Her most notable action was putting a freeze on and revamping the state's prepaid college tuition plan, saying it was financially out of whack. That drew some kudos but also earned the enmity of her predecessor as treasurer, now-Lt. Gov. Tate Reeves, and others who say she overreacted, then moved too slowly. This beef with Reeves has hamstrung her efforts at getting legislation passed for her pet project, teaching "financial literacy" in Mississippi schools.

Fitch recently managed to make lemons out of lemonade with her office's unclaimed property fund. Typically, a treasurer worth his or her political salt uses this fund to generate warm, fuzzy headlines and much public goodwill, handing out checks to Mississippians who had forgotten old bank accounts and security deposits that eventually get turned over to the treasurer.
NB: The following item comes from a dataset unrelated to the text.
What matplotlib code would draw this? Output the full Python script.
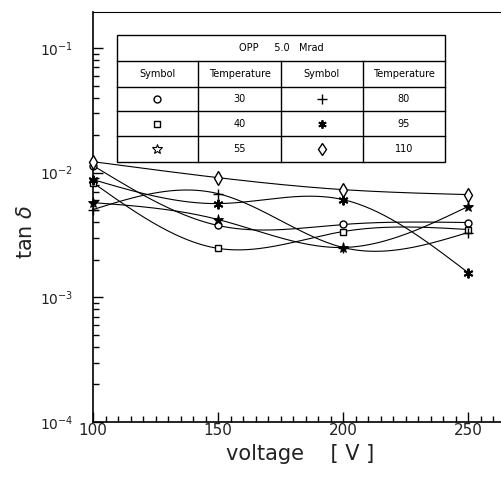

But Fitch failed to publish the list in newspapers statewide on schedule in 2012, and got sideways with the Mississippi Press Association. They reached an agreement last year, but Fitch published the list only last week, drawing claims that she sandbagged it so she could use it to kick off her re-election bid this spring.

My friend Jim Prince at the Madison County Journal lit Fitch up pretty good in an editorial last week. I quote: "Fitch … blatantly defied state law for three years … and launched her re-election campaign last week on the state's dime."

That's just not the feel-good press typically generated by a program that hands out long-lost cash to the masses.

The power of incumbency is strong, and McRae faces an uphill battle in a race that's not really top ticket or top of mind for most voters. But in an election year that so far promises few surprises for current statewide officeholders, it will at least be one to watch.